Copy out each line of the data holding "this".
--- START Record excerpts ---
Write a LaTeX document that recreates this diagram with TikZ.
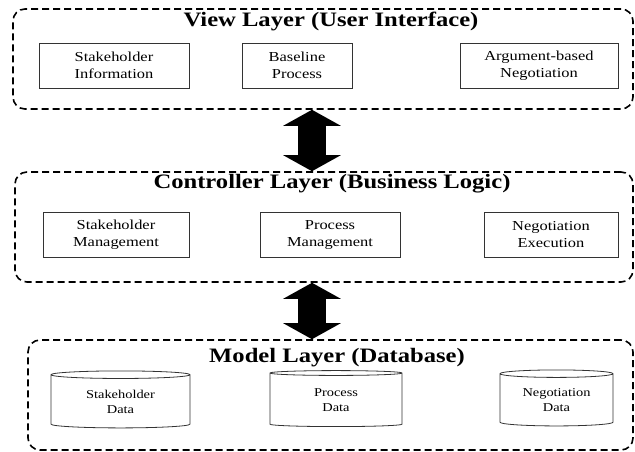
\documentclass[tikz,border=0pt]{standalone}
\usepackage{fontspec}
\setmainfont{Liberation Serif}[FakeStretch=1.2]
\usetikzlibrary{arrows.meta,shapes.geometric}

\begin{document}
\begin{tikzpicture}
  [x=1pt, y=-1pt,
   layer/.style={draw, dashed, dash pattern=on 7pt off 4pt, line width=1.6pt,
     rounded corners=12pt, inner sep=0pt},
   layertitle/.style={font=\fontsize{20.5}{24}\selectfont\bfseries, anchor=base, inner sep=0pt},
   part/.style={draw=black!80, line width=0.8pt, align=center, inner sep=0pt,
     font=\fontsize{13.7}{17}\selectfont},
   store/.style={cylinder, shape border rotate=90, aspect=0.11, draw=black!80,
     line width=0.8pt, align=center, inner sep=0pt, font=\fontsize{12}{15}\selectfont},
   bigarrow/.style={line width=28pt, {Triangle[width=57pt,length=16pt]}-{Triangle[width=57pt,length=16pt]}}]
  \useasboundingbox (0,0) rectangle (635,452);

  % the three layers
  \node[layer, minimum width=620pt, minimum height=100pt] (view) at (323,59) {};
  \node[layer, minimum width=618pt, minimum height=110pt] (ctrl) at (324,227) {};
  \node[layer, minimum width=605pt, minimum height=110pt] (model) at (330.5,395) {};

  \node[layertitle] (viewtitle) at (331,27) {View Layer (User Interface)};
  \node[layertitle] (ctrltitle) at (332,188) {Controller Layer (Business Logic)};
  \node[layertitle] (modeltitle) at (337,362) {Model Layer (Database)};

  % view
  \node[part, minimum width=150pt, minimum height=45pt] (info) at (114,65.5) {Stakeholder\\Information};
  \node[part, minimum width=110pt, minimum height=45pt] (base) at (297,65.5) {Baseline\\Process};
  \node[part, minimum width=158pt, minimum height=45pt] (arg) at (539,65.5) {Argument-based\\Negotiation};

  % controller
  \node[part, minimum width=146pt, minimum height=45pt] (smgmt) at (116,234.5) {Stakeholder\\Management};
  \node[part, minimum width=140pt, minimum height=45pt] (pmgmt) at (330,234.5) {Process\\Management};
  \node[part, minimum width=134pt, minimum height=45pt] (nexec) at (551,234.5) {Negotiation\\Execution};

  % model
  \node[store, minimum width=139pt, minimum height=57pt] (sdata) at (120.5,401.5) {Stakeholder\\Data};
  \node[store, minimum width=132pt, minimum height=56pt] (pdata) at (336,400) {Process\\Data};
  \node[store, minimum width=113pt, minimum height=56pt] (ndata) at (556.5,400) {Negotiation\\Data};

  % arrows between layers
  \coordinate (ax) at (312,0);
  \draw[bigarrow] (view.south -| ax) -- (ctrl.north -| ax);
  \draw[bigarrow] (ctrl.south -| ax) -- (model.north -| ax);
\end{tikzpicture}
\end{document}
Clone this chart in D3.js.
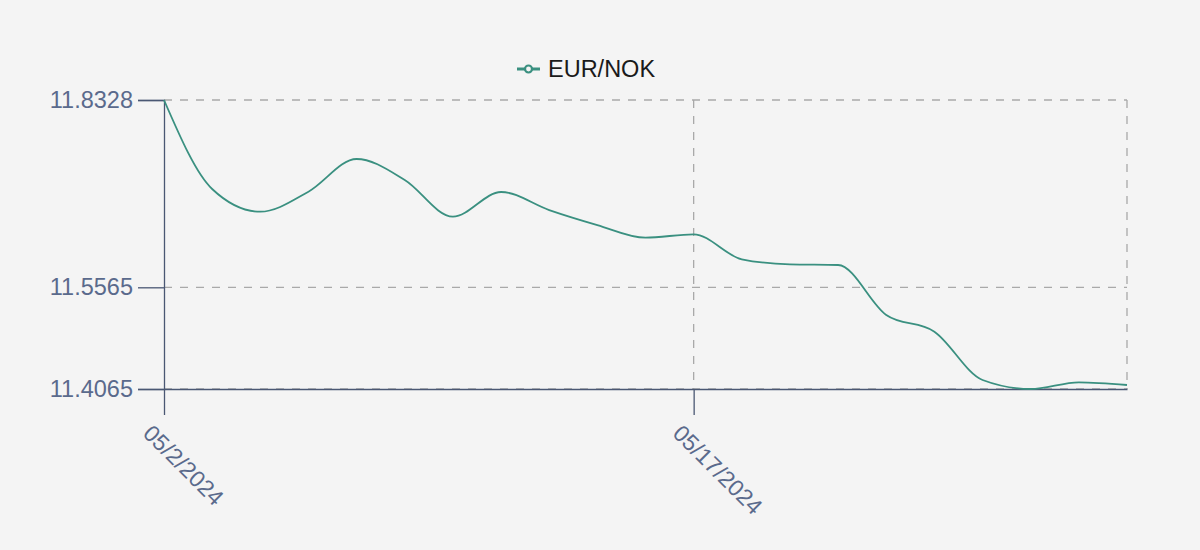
--- END Record excerpts ---
Solved exercise:
Write a LaTeX document that recreates this diagram with TikZ.
Clone this chart in D3.js.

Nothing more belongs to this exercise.